Supreme Court Mandates Refund of Unconstitutional Ocean Freight Tax to Consumer Welfare Fund Due to Unjust Enrichment
1. The Core Dispute: Unjust Enrichment vs. Consumer Restitution
Following the landmark Supreme Court ruling in Union of India v. Mohit Minerals (P.) Ltd. [2022], the levy of IGST on ocean freight was declared unconstitutional. Torrent Power Ltd., having paid approximately ₹19.29 crores in IGST and Service Tax under Reverse Charge Mechanism (RCM) for gas imports, sought a refund.
Revenue’s Stand: The refund cannot be paid to the company because the tax burden was already passed on to consumers via electricity tariffs approved by the GERC (unjust enrichment). The amount must go to the Consumer Welfare Fund (CWF).
The High Court’s Solution: The Gujarat HC accepted the company’s “alternative procedure”: the company would receive the refund, keep it in a separate account, and pass the benefit back to consumers by offering it as a reduction in future tariff determinations.
2. Legal Analysis: Strict Adherence to Section 54
The Supreme Court scrutinized the “alien modality” devised by the High Court and emphasized that tax statutes must be followed strictly.
I. The “Default” and the “Exception” (Section 54)
Under the CGST Act, refund processing follows a specific statutory hierarchy:
Section 54(5) (The Default): Every sanctioned refund must be credited to the Consumer Welfare Fund (CWF).
Section 54(8) (The Exceptions): Only specific categories of refunds can be paid directly to the applicant.
Section 54(8)(e): One such exception is when the applicant proves they have not passed on the incidence of tax to any other person.
II. “Alien Modality” is Impermissible
The Court held that since Torrent Power admittedly passed the tax burden to consumers, it failed the test of Section 54(8)(e).

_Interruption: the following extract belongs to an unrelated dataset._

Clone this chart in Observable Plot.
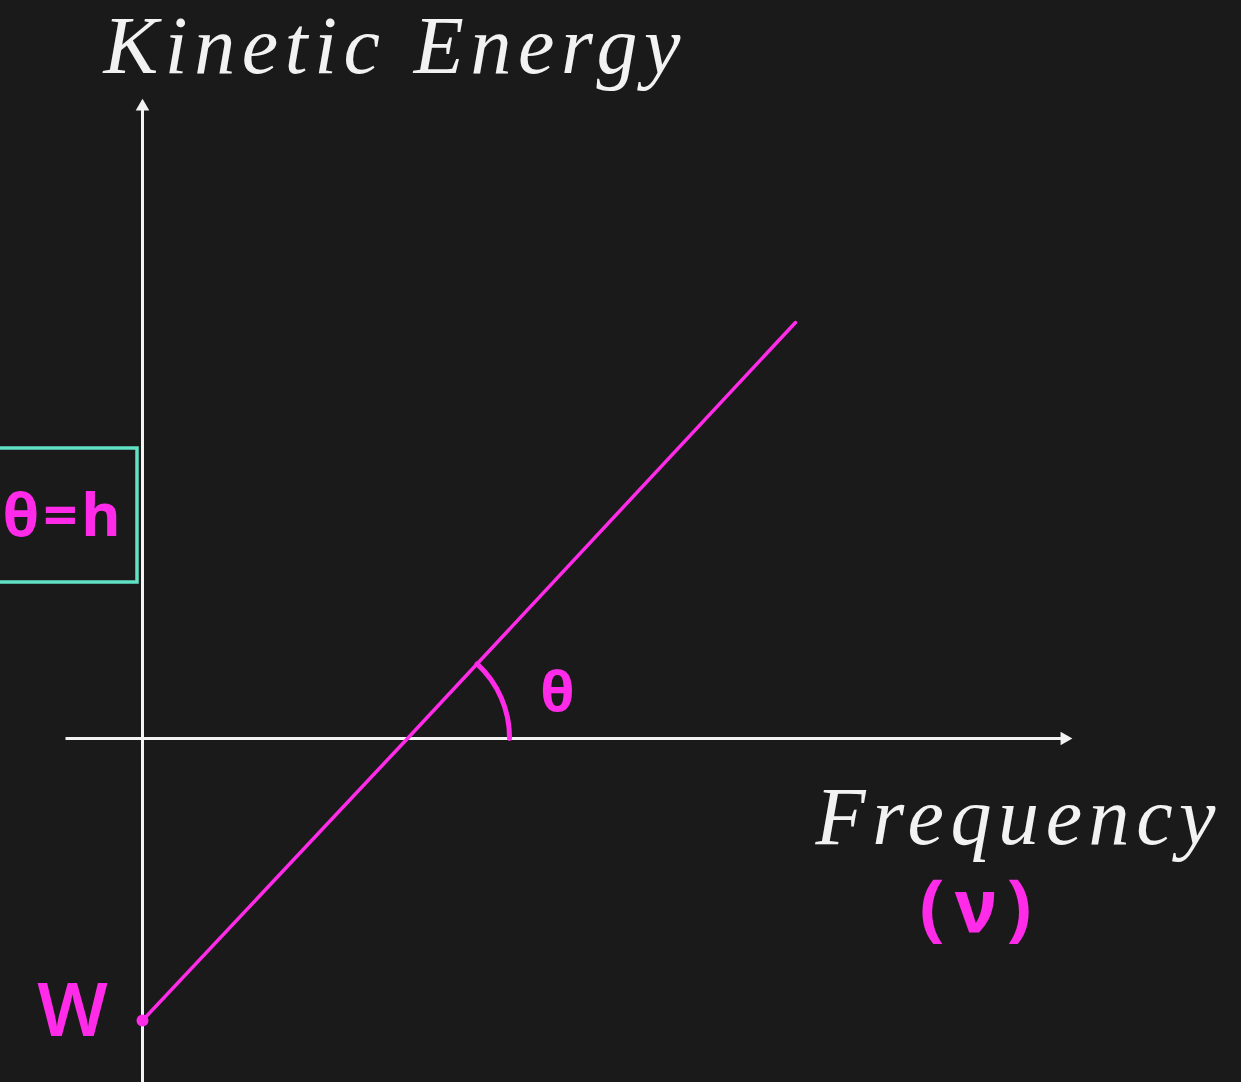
<!DOCTYPE html>
<html>
<head>
<meta charset="utf-8">
<script src="https://cdn.jsdelivr.net/npm/d3@7"></script>
<script src="https://cdn.jsdelivr.net/npm/@observablehq/plot@0.6"></script>
<style>
  html, body { margin: 0; padding: 0; background: #1b1a1a; overflow: hidden; }
</style>
</head>
<body>
<div id="chart"></div>
<script>
// Photoelectric effect: KE = hν − W (straight line, slope h, intercept −W)
const frequency = [0, 2.65, 6.53];          // ν (arbitrary units)
const kineticEnergy = [-2.82, 0, 4.16];     // KE (arbitrary units)
const axisTitles = ["Kinetic Energy", "Frequency"];
const notes = { slope: "θ=h", intercept: "W", angle: "θ", freq: "(ν)" };

const line = frequency.map((f, i) => ({ f, ke: kineticEnergy[i] }));
const threshold = line[1];
const theta = Math.atan2(kineticEnergy[2] - kineticEnergy[1], frequency[2] - frequency[1]);
const arcR = 1.02;

// coordinate axes: shafts and arrow tips
const axes = [
  { x1: -0.77, y1: 0, x2: 9.22, y2: 0, rotate: 90 },
  { x1: 0, y1: -3.5, x2: 0, y2: 6.32, rotate: 0 }
];

const MAGENTA = "#ff2be9";
const TEAL = "#62e2c4";
const INK = "#f2f2f2";
const HAND = "'Noto Sans', Lato, sans-serif";
const SERIF = "'Liberation Serif', 'DejaVu Serif', serif";

const chart = Plot.plot({
  width: 1241,
  height: 1082,
  margin: 0,
  x: { domain: [-1.42, 10.99], axis: null },
  y: { domain: [-3.44, 7.38], axis: null },
  style: { background: "#1b1a1a" },
  marks: [
    Plot.link(axes, {
      x1: "x1", y1: "y1", x2: "x2", y2: "y2",
      stroke: INK, strokeWidth: 3
    }),
    Plot.dot(axes, {
      x: "x2", y: "y2", rotate: "rotate", symbol: "triangle2",
      r: 6.5, fill: INK, stroke: "none"
    }),
    // slope box
    Plot.rect([{ x1: -1.48, x2: -0.05, y1: 1.56, y2: 2.9 }], {
      x1: "x1", x2: "x2", y1: "y1", y2: "y2",
      fill: "none", stroke: TEAL, strokeWidth: 3.5
    }),
    Plot.text([notes.slope], {
      x: -1.40, y: 2.22, text: d => d, textAnchor: "start",
      fill: MAGENTA, fontSize: 60, fontFamily: HAND, fontWeight: "bold",
      className: "spread-slope"
    }),
    // KE vs ν line
    Plot.line(line, { x: "f", y: "ke", stroke: MAGENTA, strokeWidth: 3.5 }),
    Plot.dot([line[0]], { x: "f", y: "ke", r: 6, fill: MAGENTA }),
    // angle θ at the threshold frequency
    Plot.arrow([threshold], {
      x1: d => d.f + arcR, y1: 0,
      x2: d => d.f + arcR * Math.cos(theta), y2: d => arcR * Math.sin(theta),
      bend: -24, headLength: 0, stroke: MAGENTA, strokeWidth: 5, strokeLinecap: "round"
    }),
    Plot.text([notes.angle], {
      x: 4.15, y: 0.45, text: d => d,
      fill: MAGENTA, fontSize: 56, fontFamily: HAND, fontWeight: "bold"
    }),
    Plot.text([notes.intercept], {
      x: -0.70, y: -2.74, text: d => d,
      fill: MAGENTA, fontSize: 74, fontFamily: HAND, fontWeight: 600
    }),
    Plot.text([notes.freq], {
      x: 8.33, y: -1.70, text: d => d,
      fill: MAGENTA, fontSize: 74, fontFamily: HAND, fontWeight: "bold",
      className: "spread-freq-sym"
    }),
    // axis titles
    Plot.text([axisTitles[0]], {
      x: -0.39, y: 6.92, text: d => d, textAnchor: "start",
      fill: INK, fontSize: 82, fontFamily: SERIF, fontStyle: "italic",
      className: "spread-ke"
    }),
    Plot.text([axisTitles[1]], {
      x: 6.73, y: -0.79, text: d => d, textAnchor: "start",
      fill: INK, fontSize: 82, fontFamily: SERIF, fontStyle: "italic",
      className: "spread-freq"
    })
  ]
});

// widen the lettering of the titles to their set lengths
const spread = { "spread-ke": 577, "spread-freq": 400, "spread-slope": 118, "spread-freq-sym": 112 };
for (const [cls, len] of Object.entries(spread)) {
  d3.select(chart).selectAll(`.${cls} text`)
    .attr("textLength", len)
    .attr("lengthAdjust", "spacing");
}

document.getElementById("chart").append(chart);
</script>
</body>
</html>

Ruling: Courts cannot “invent” new procedures for refund distribution that are not present in the Act. The High Court’s plan to use GERC for tariff adjustment was an extra-statutory mechanism.
Workability: Identifying and refunding millions of individual consumers who paid the tax between 2017 and 2020 was deemed a “gargantuan” and “unworkable” task.
3. Final Verdict: Refund to CWF Mandated
The Supreme Court set aside the High Court’s judgment, upholding the principle that the state remains the trustee of unconstitutionally collected taxes when the actual burden-bearers cannot be individually recompensed.
Verdict: The company is not entitled to receive the refund amount directly.
Direction: Torrent Power Ltd. must transfer ₹19,28,86,868/- to the authorities within three months to be credited to the Consumer Welfare Fund under Section 57.
Outcome: The appeal by the Union of India was allowed.
Key Takeaways for Taxpayers
Doctrine of Unjust Enrichment: Even if a tax is declared unconstitutional (ultra vires), you cannot claim a refund if you have already “recovered” that cost from your customers.
Proving Incidence: To get a refund directly, you must provide a CA certificate (if amount > ₹2 lakhs) or self-declaration proving that the tax was treated as an expense/loss and not passed on in the sale price.
CWF as the Safeguard: The Consumer Welfare Fund exists precisely for these “orphaned” refunds—where the tax is illegal, but the individual consumers who paid it are too numerous to track down.